You shine the reflected glory of God no differently than Moses when you reflect God’s Word in your life. Whenever choose his way over your way. When we don’t follow the crowd at work or home just because it’s easier. When we respond with love and forgiveness to those who try to hurt us, even when they don’t want it. When we try to help those who hate us. When we say “yes” for our God, even when the whole world is telling us that “no” is the right answer. Powered by our God, our godly words and actions shine the glory of the Lord at the world to remind them to be afraid. The glory we reflect stirs up in them the reminder that they don’t measure up and they need help. By shining the love of God at them, we want them to know the truth. They need a savior. And once they understand the need, we have that same Savior to offer them.

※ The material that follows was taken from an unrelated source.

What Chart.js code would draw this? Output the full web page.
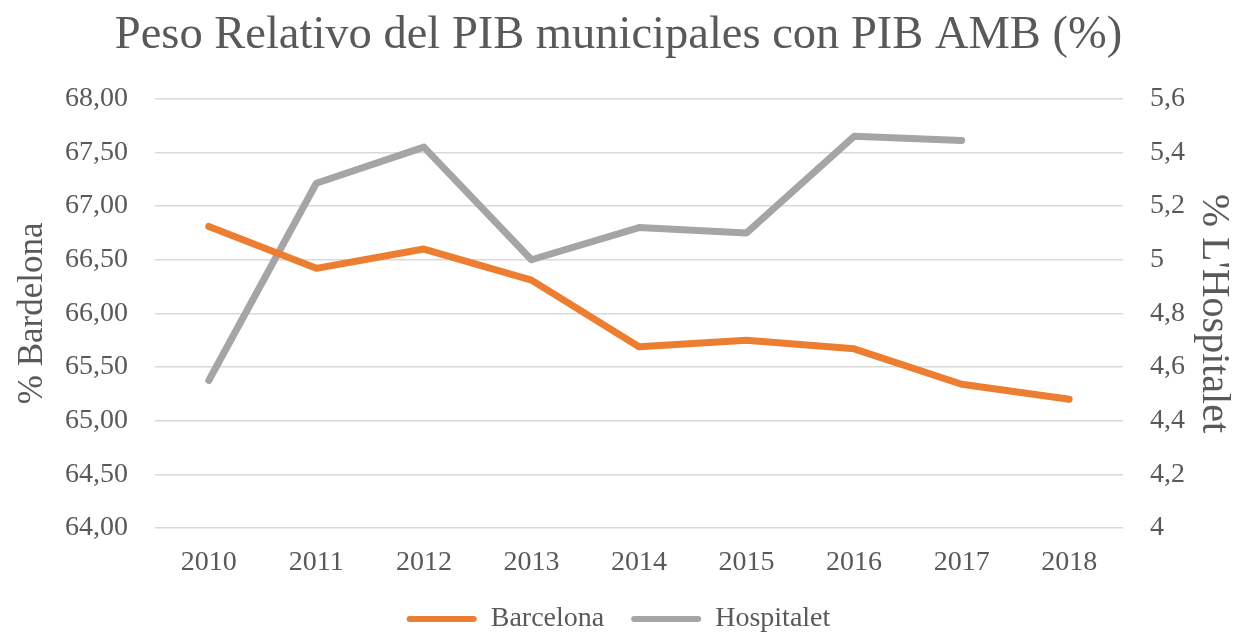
<!DOCTYPE html>
<html>
<head>
<meta charset="utf-8">
<script src="https://cdn.jsdelivr.net/npm/chart.js@4/dist/chart.umd.min.js"></script>
<style>
  html, body { margin: 0; padding: 0; background: #fff; }
</style>
</head>
<body>
<canvas id="grafica" width="1237" height="638"></canvas>
<script>
// datos
const anios = ['2010', '2011', '2012', '2013', '2014', '2015', '2016', '2017', '2018'];
const barcelona = [66.81, 66.42, 66.60, 66.31, 65.69, 65.75, 65.67, 65.34, 65.20];
const hospitalet = [4.55, 5.285, 5.42, 5.00, 5.12, 5.10, 5.46, 5.445, null];
const tituloIzq = '% Bardelona';
const tituloDer = "% L'Hospitalet";

const gris = '#595959';
const serif = "'Liberation Serif', 'Times New Roman', serif";

let ctx = document.querySelector('#grafica').getContext('2d');

let chart = new Chart(ctx, {
  type: 'line',
  data: {
    labels: anios,
    datasets: [
      {
        label: 'Barcelona',
        data: barcelona,
        yAxisID: 'y',
        borderColor: '#ED7D31',
        backgroundColor: '#ED7D31',
        borderWidth: 7,
        borderCapStyle: 'round',
        borderJoinStyle: 'round',
        pointRadius: 0,
        tension: 0
      },
      {
        label: 'Hospitalet',
        data: hospitalet,
        yAxisID: 'y1',
        borderColor: '#A5A5A5',
        backgroundColor: '#A5A5A5',
        borderWidth: 7,
        borderCapStyle: 'round',
        borderJoinStyle: 'round',
        pointRadius: 0,
        tension: 0
      }
    ]
  },
  options: {
    responsive: false,
    animation: false,
    layout: { padding: { left: 0, right: 0, top: 0, bottom: 0 } },
    plugins: {
      tooltip: { enabled: false },
      title: {
        display: true,
        text: 'Peso Relativo del PIB municipales con PIB AMB (%)',
        color: gris,
        font: { family: serif, size: 46.5, weight: 'normal' },
        padding: { top: 8, bottom: 35 }
      },
      legend: {
        position: 'bottom',
        maxHeight: 60,
        labels: {
          color: gris,
          font: { family: serif, size: 28 },
          boxWidth: 70,
          boxHeight: 6,
          useBorderRadius: true,
          borderRadius: 3,
          padding: 27,
          generateLabels: (c) => c.data.datasets.map((d, i) => ({
            text: d.label,
            fillStyle: d.borderColor,
            strokeStyle: d.borderColor,
            lineWidth: 0,
            borderRadius: 3,
            fontColor: gris,
            datasetIndex: i
          }))
        }
      }
    },
    scales: {
      x: {
        offset: true,
        grid: { display: false },
        border: { display: false },
        ticks: { color: gris, font: { family: serif, size: 28 }, padding: 10 },
        afterFit: (s) => { s.height = 50; }
      },
      y: {
        position: 'left',
        min: 64,
        max: 68,
        ticks: {
          stepSize: 0.5,
          color: gris,
          font: { family: serif, size: 28 },
          padding: 27,
          callback: (v) => v.toFixed(2).replace('.', ',')
        },
        grid: { color: '#D9D9D9', lineWidth: 1.5, drawTicks: false },
        border: { display: false },
        title: {
          display: true,
          text: tituloIzq,
          color: gris,
          font: { family: serif, size: 35 },
          padding: { top: 12, bottom: 0 }
        },
        afterFit: (s) => { s.width = 155; }
      },
      y1: {
        position: 'right',
        min: 4,
        max: 5.6,
        ticks: {
          stepSize: 0.2,
          color: gris,
          font: { family: serif, size: 28 },
          padding: 27,
          callback: (v) => String(Math.round(v * 10) / 10).replace('.', ',')
        },
        grid: { display: false, drawTicks: false },
        border: { display: false },
        title: {
          display: true,
          text: tituloDer,
          color: gris,
          font: { family: serif, size: 40 },
          padding: 0
        },
        afterFit: (s) => { s.width = 114; }
      }
    }
  }
});
</script>
</body>
</html>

Brothers and Sisters, I want you to understand the importance of the task God asks of you in your life here. A life lived for Christ isn’t only a nice thing to do for God as a thank you to his love. It’s not only something you do to make your life better, knowing his ways are best. A life lived for Christ is the most pivotal way that we can shine with the reflected glory of our Lord into the world. Through those words and actions we reach out to try to save everyone around us. Start at the source of his glory. Soak it in through his Word. Take every opportunity to connect with the God you are not good enough for but the God who has made you good by his mercy and power. Look to the glory he reveals to you, and reflect that glory into your lives. Amen.